The value to retailers of providing an effective and co-ordinated omnichannel shopping experience can be vast. But with so many different technologies and innovations to choose from, many firms are finding it a difficult aspiration to achieve.
This year’s Customer Experience Index (CEI) study, conducted by IBM, has found that just 3.4% of retail brands can be categorised as leading-edge in their customer experience capabilities. That figure demonstrates that the retail and consumer industry has, on the whole, a lot of work to do if it’s to meet the expectations and demands of the modern customer.
Of course, that doesn’t mean that every single firm is struggling with omnichannel. Across industries, there are cases which can show the way forward in creating customer experiences that help businesses rather than hinder them.
This blog highlights four of these success stories, which can serve as inspiration for working out the best infusion of the physical and digital shopping worlds. And not just for retailers, but for the service providers, system integrators and independent software vendors like you that are supporting them, too.
Sephora: online and offline working together
At home, customers can use the app’s ‘virtual try-on’ tool to test out the effects of different looks and products before they buy. Then in-store, staff and customers are both equipped with tablets and can access the saved information as well as product suggestions, allowing for more open conversations about what would be best to buy.
This gives mutually beneficial results for customer and brand alike: the customer gets the products that are right for them with confidence that they’ll have the desired effect, and the brand is able to upsell products more often and with greater success, without the customer feeling hassled.
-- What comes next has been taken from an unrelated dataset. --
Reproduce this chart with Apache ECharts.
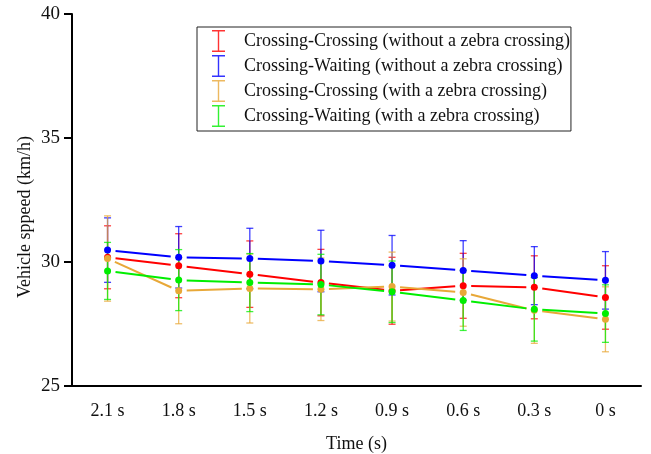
<!DOCTYPE html>
<html>
<head>
<meta charset="utf-8">
<script src="https://cdn.jsdelivr.net/npm/echarts@6/dist/echarts.min.js"></script>
<style>
  html, body { margin: 0; padding: 0; background: #fff; }
  #chart { width: 651px; height: 454px; }
</style>
</head>
<body>
<div id="chart"></div>
<script>
// Time before the vehicle reaches the crossing
const categories = ['2.1 s', '1.8 s', '1.5 s', '1.2 s', '0.9 s', '0.6 s', '0.3 s', '0 s'];
const yTicks = [25, 30, 35, 40];

// Mean vehicle speed (km/h) and standard deviation for each scenario
const ccNoZebra = [30.19, 29.85, 29.51, 29.17, 28.84, 29.04, 28.98, 28.57];
const ccNoZebraSd = [1.27, 1.29, 1.34, 1.34, 1.35, 1.31, 1.27, 1.28];
const cwNoZebra = [30.48, 30.19, 30.14, 30.04, 29.87, 29.66, 29.45, 29.26];
const cwNoZebraSd = [1.30, 1.24, 1.22, 1.24, 1.20, 1.20, 1.17, 1.16];
const ccZebra = [30.14, 28.84, 28.93, 28.90, 29.01, 28.77, 28.05, 27.69];
const ccZebraSd = [1.72, 1.33, 1.39, 1.26, 1.39, 1.36, 1.33, 1.31];
const cwZebra = [29.64, 29.27, 29.17, 29.09, 28.80, 28.45, 28.09, 27.92];
const cwZebraSd = [1.15, 1.23, 1.17, 1.22, 1.24, 1.21, 1.28, 1.16];

const groups = [
  { name: 'Crossing-Crossing (without a zebra crossing)', mean: ccNoZebra, sd: ccNoZebraSd, color: '#ff0000' },
  { name: 'Crossing-Waiting (without a zebra crossing)', mean: cwNoZebra, sd: cwNoZebraSd, color: '#0000ff' },
  { name: 'Crossing-Crossing (with a zebra crossing)', mean: ccZebra, sd: ccZebraSd, color: '#e8a838' },
  { name: 'Crossing-Waiting (with a zebra crossing)', mean: cwZebra, sd: cwZebraSd, color: '#00ee00' }
];

const FONT = 'Liberation Serif';
const SYMBOL_GAP = 8;   // px left open between a line and its markers
const CAP = 3.5;        // half width of the error bar caps

const errorBarIcon = 'path://M0,0H13V1.4H7.2V20.6H13V22H0V20.6H5.8V1.4H0Z';

function renderSegment(params, api) {
  const p0 = api.coord([api.value(0), api.value(1)]);
  const p1 = api.coord([api.value(2), api.value(3)]);
  const dx = p1[0] - p0[0], dy = p1[1] - p0[1];
  const len = Math.sqrt(dx * dx + dy * dy) || 1;
  const ux = dx / len, uy = dy / len;
  return {
    type: 'line',
    shape: {
      x1: p0[0] + ux * SYMBOL_GAP, y1: p0[1] + uy * SYMBOL_GAP,
      x2: p1[0] - ux * SYMBOL_GAP, y2: p1[1] - uy * SYMBOL_GAP
    },
    style: { stroke: api.visual('color'), lineWidth: 2 }
  };
}

function renderErrorBar(params, api) {
  const x = api.value(0);
  const top = api.coord([x, api.value(2)]);
  const bottom = api.coord([x, api.value(1)]);
  const style = { stroke: api.visual('color'), lineWidth: 1.3, opacity: 0.75 };
  return {
    type: 'group',
    children: [
      { type: 'line', shape: { x1: top[0], y1: top[1], x2: bottom[0], y2: bottom[1] }, style },
      { type: 'line', shape: { x1: top[0] - CAP, y1: top[1], x2: top[0] + CAP, y2: top[1] }, style },
      { type: 'line', shape: { x1: bottom[0] - CAP, y1: bottom[1], x2: bottom[0] + CAP, y2: bottom[1] }, style }
    ]
  };
}

const series = [];
groups.forEach(g => {
  const segments = g.mean.slice(0, -1).map((v, i) => [i, v, i + 1, g.mean[i + 1]]);
  series.push({
    name: g.name,
    type: 'custom',
    renderItem: renderSegment,
    itemStyle: { color: g.color },
    encode: { x: [0, 2], y: [1, 3] },
    data: segments,
    z: 2
  });
});
groups.forEach(g => {
  series.push({
    name: g.name,
    type: 'custom',
    renderItem: renderErrorBar,
    itemStyle: { color: g.color },
    encode: { x: 0, y: [1, 2] },
    data: g.mean.map((v, i) => [i, v - g.sd[i], v + g.sd[i]]),
    z: 3
  });
});
groups.forEach(g => {
  series.push({
    name: g.name,
    type: 'scatter',
    symbol: 'circle',
    symbolSize: 7,
    itemStyle: { color: g.color, opacity: 1 },
    data: g.mean.map((v, i) => [i, v]),
    z: 4
  });
});

const chart = echarts.init(document.getElementById('chart'), null, { renderer: 'canvas' });
chart.setOption({
  animation: false,
  backgroundColor: '#ffffff',
  textStyle: { fontFamily: FONT },
  grid: { left: 72, right: 10, top: 14, bottom: 68, containLabel: false, outerBoundsMode: 'none' },
  legend: {
    orient: 'vertical',
    left: 197,
    top: 27,
    padding: [3, 1, 4, 15],
    itemWidth: 13,
    itemHeight: 22,
    itemGap: 3,
    borderColor: '#222',
    borderWidth: 1,
    borderRadius: 0,
    selectedMode: false,
    textStyle: { fontFamily: FONT, fontSize: 18, color: '#111', padding: [0, 0, 0, 14] },
    data: groups.map(g => ({ name: g.name, icon: errorBarIcon, itemStyle: { color: g.color, opacity: 0.8 } }))
  },
  xAxis: {
    type: 'category',
    data: categories,
    boundaryGap: true,
    name: 'Time (s)',
    nameLocation: 'middle',
    nameGap: 49,
    nameMoveOverlap: false,
    nameTextStyle: { fontFamily: FONT, fontSize: 18, color: '#111' },
    axisLine: { lineStyle: { color: '#000', width: 2 } },
    axisTick: { alignWithLabel: true, length: 8, lineStyle: { width: 2, color: '#000' } },
    axisLabel: { margin: 16, fontFamily: FONT, fontSize: 18, color: '#111' },
    splitLine: { show: false }
  },
  yAxis: {
    type: 'value',
    min: yTicks[0],
    max: yTicks[yTicks.length - 1],
    interval: yTicks[1] - yTicks[0],
    name: 'Vehicle sppeed (km/h)',
    nameLocation: 'middle',
    nameGap: 38,
    nameRotate: 90,
    nameMoveOverlap: false,
    nameTextStyle: { fontFamily: FONT, fontSize: 18, color: '#111', padding: [0, 34, 0, 0] },
    axisLine: { show: true, lineStyle: { color: '#000', width: 2 } },
    axisTick: { show: true, length: 8, lineStyle: { width: 2, color: '#000' } },
    axisLabel: { margin: 12, fontFamily: FONT, fontSize: 19, color: '#111' },
    splitLine: { show: false }
  },
  series
});
</script>
</body>
</html>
Nordstrom Local: a store filled with only your interests
An extensive American chain of high-end department stores, Nordstrom is currently in the process of opening a series of Nordstrom Local outlets. Described by the firm as ‘neighbourhood hubs,’ they’re designed to suit modern time-poor living by taking the now-ubiquitous click-and-collect model to the next level.
Customers can search the Nordstrom website any time for clothes they’d like to try, and once they’ve been shipped into their nearest Local store, they can drop in to try them on. There they can get alterations from professional tailors to suit their requirements, as well as enjoying a coffee or a glass of wine.
The extra convenience this gives the customer is profound. Instead of the laborious travel to a large shopping area and hunting through stores in the flesh, they can do all the hard work online and only head out for the bits where they need personal service.
And there’s positives beyond extra sales for Nordstrom, too. Because these local stores have no physical merchandise in stock (as such), each store’s size is expected to come in at 3000sq ft (279m2). That’s barely more than 2% of the size of the average Nordstrom department store, therefore generating huge savings on premises.
Asics: retail powered by leisure
In order to keep their brand at the very front of the minds of their potential customers, historic sports equipment and shoe manufacturer Asics used an innovative app to connect with runners like never before.
In 2016, Asics bought FitnessKeeper, a company that had created a successful run tracking and recording app called Runkeeper. An interactive resource for runners, the app can also take users’ performance statistics and patterns to form training plans that best suit the individual.
Asics was able to redevelop the app to bring targeted, relevant marketing to Runkeeper users at appropriate times. For example, if a user goes for a run at night, then the app will suggest Asics equipment and apparel like high-visibility clothing or headlamps.
Subway: making the most of social media
Going beyond websites and native apps, forward-thinking retailers that are aiming at a younger audience are looking at ways to exploit social media to connect with their target market better.
Worldwide sandwich chain Subway already had a reputation as an innovation after it was a launch partner for both Google Wallet and Apple Pay. But now they’ve launched a bot that allows Mastercard users to order and pay for sandwiches in advance using Facebook Messenger.
With Subway well-established as a popular brand among Millennials and Generation Zers, it represents an ideal way for them to reach the young, tech-savvy (and hungry) end of the market.
As Subway’s chief information and digital officer Carman Wenkoff says: “Our guests expect more convenience, personalisation, and options – and we need to provide this access through the same digital methods our guests are using.”
What can we learn from their success?
The innovation shown in these four examples, combined with the gap between customer satisfaction and what retailers are offering in digital experiences, means that there’s plenty of potential for providers to develop some truly ground-breaking offerings.
But it remains critically important for ISVs, integrators and providers supplying retailers with the enabling technology to accurately assess the customer demographics of each individual retailer, and never lose sight of customers’ needs.
In an industry still struggling to meet customer demands, the right innovation delivered to the right customers can still make a big impact.